More generally, note that the basic alpha, beta, and eta equivalences don't specify when or how you should apply them, simply how you can apply them. An evaluation strategy (such as either normal order or call by value) specifies a particular way to apply the rules.

### Follow-up

I've been pouring over this conversation, and various web resources now for the past week. And I think I finally have gotten my head around the concept of substitution.

I've built a lambda calculator that seems to work properly (alpha,beta and eta examples work. I've implemented AND, OR, NOT and IF, as well as FALSE, TRUE, ONE, TWO, THREE and PLUS).

I'll post it online sometime, when its a bit easier to use.

Just for completeness I've written down substitution as I understand it (and as I've implemented it), I'm including it here for comments and ridicule!

λ-calculus substitution (This damn concept took me forever to get right.)

	Substitution in λ-calculus is a rather involved process.
This is entirely because free variable can get captured during substitution.
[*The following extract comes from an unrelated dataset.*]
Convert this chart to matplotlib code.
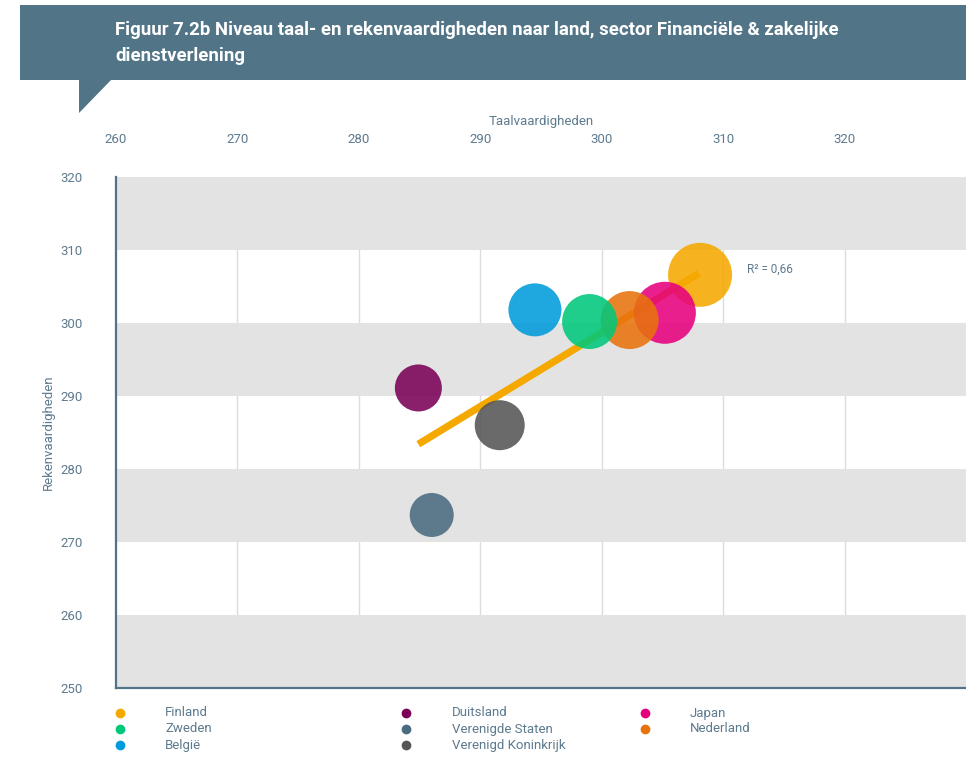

Substitution is done recursively, and has the following rules:

Given application (λv.E M) we define E[M/v] substitute M for v in E as:

Variable Case
E ≡ v → E[M/v] → M
E is equal to v, substitute M for E
E ≡ x ∧ x ≠ v → E[M/v] → x
E is a variable other than v, no-change to E

Application Case
E ≡ (E1 E2) → E[M/v] → (E1[M/v] E2[M/v])
substitute recursively on E1 and E2

Abstraction Case
E ≡ λx. E1 ∧ v ∉ FV(E1) → E[M/v] → E
v is bound in E1, no-change to E

E ≡ λx. E1 ∧ x ≠ v ∧ x ∉ FV(M) → E[M/v] → λx. E1[M/v]
x is a variable other than v and x is not bound in M, substitute recursively on E1

E ≡ λx. E1 ∧ x ≠ v ∧ x ∈ FV(M) ∧ z ≠ x ∧ z ∉ FV(M E1) → E ↔α λz. (E1[z/x] → E1[M/v])
x is a variable other than v and x is not bound in M;
z is a variable other than x and z is not bound in M and E1, alpha convert x to z in E1 then substitute recursively in E1



The notation used above I've lifted from various formal descriptions I've encountered, but I use it with a heavy foreign accent. The comments hopefully will clear up my meaning.

### Simpler

You need only one rule for abstraction:

E = \x.E1 & z notin FV(E1,M,v) => E[M/v] = \z.E1[z/x][M/v]

[Edit: small correction]

### Neat

Thats the simplest way I've seen it described yet, danke.